Андреас Лаг еще раз окинул взглядом приборы. Все было в порядке – он вышел в заданное время. Нащупав в кармане документы, деньги, проверив медальон личного передатчика-видеомагнитофона, он повернулся к равнодушно поблескивающему глазу телекамеры капсулы. Ощущая легкую грусть, Андреас покинул удобное безопасное кресло. Эллипс капсулы беззвучно растворился и исчез. Лаг глубоко втянул в себя горячий, густой
от запаха трав воздух и решительно зашагал в степь.
Шел первый час дня второго августа 1920 года.
Контратака не удалась, хотя сначала пехота белых дрогнула и попятилась к станице, но тут из-за неприметной балки вырвались два броневика и фланговым огнем скосили почти треть эскадрона, а из станицы рысью вымахнула сотня белоказаков. Поредевший эскадрон отошел к наспех вырытым окопам под прикрытие своих пулеметов, и благо, у белых сейчас не чувствовалось особого рвения продолжать бой. Наверняка, они ждали подхода основных сил.
– Куда разведка твоя смотрела, мать вашу! – злой до бешенства Быховец, вчера принявший командование полком, тыкал кулаком под нос командиру разведчиков Чалому. Тот, опустив голову, что-то виновато объяснял, но Быховец его не слушал: – Расстреляю, как контру! Сколько людей положили! Пшел с глаз моих! – Быховец обернулся к бойцам. – Готовьтесь, товарищи, уходим. Шепелев, обеспечь прикрытие.

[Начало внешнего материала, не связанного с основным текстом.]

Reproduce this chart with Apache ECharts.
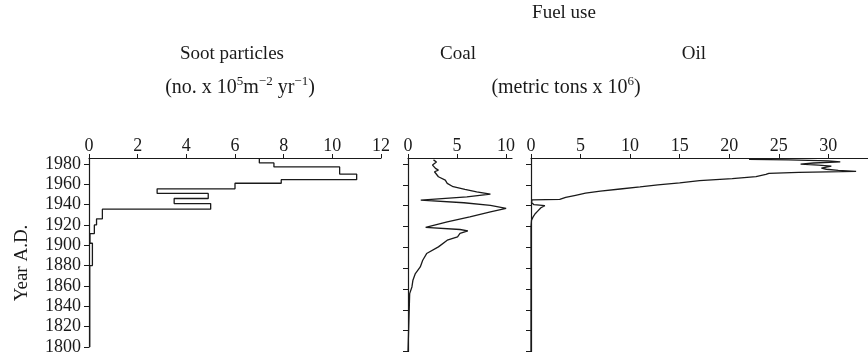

Заскрипев зубами, Быховец сел в штабную бричку и обхватил голову в тяжком раздумье. Нет уже ни командира, ни комиссара, да, собственно, нет и штаба полка, почти весь командный состав полег в жестоких боях последних дней. Сейчас он один за всех. И отвечает за каждого бойца перед революцией. Не удирать, сломя голову, иначе совсем добьют, а пятиться, время от времени давая белякам по зубам. Но и огрызаться уже силенок нет. И связи нет с остальными частями. Судя по всему, корпус сильно потрепан и расчленен. Крепко барон насел на сей раз. Броневики, танки, аэропланы… И не смотря ни на какие потери, его отборное офицерье вырывается на оперативный простор. Быховец не знал, что Красный конный корпус Жлобы, куда входил его полк, был уже почти полностью уничтожен, и только кое-какие отдельные части, отступая, оказывали упорное сопротивление противнику. А сейчас Быховец чувствует, как беляки все сильнее сжимают его с флангов и теснят к Днепру, где хотят прижать к реке и положить на переправе… Выход один – надо отрываться и быстрее уходить за Днепр, но вот оторваться-то как раз и не удается.
– Ты кто таков? – угрюмый взгляд смертельно уставшего Быховца остановился на стоящем перед ним худощавом молодом человеке, которого задержали два красноармейца.
– Студент Киевского университета Андрей Лагинский. Ехал к родителям своим в Ростов, а тут эта заваруха, – с легкой извиняющей улыбкой объяснил юноша.
– Документы, – потребовал Быховец и придирчиво прочитал бумаги Лагинского.
– Студент, значит, – остро глянул он на Андрея. – Ясно. А то смотрю – прямо господских кровей ты, парень. Породу – ее видно.
– Отец у меня известный врач, – понимающе кивнул Лагинский. – И я по стопам его пошел – прослушал три курса на медицинском. Работал в больнице – заразился тифом, еле выкарабкался. Вот и решил немного отойти на родительских харчах.
– Понесло тебя. Нашел времечко, – с осуждением сказал Быховец, возвращая документы.
– Да откуда знать-то было, что Врангель попрет. И что будет завтра. Время идет крутое.
– Крутое? – это слово понравилось Быховцу. – Хорошо сказал. Слушай, студент, – оживился он, – пойдешь к нам доктором? Да ты не бойсь, ненадолго. Доберемся до наших, и езжай в Ростов. Куда ты сейчас, а если к белякам попадешь? Шлепнут как шпиона, у них разговор короткий. Понимаешь, фельдшера нашего убило, хороший был мужик, знающий. Осталось несколько санитаров, да они что – перевязывать только могут. А у меня тяжелораненые. Паек тебе крепкий выдам. Ну как?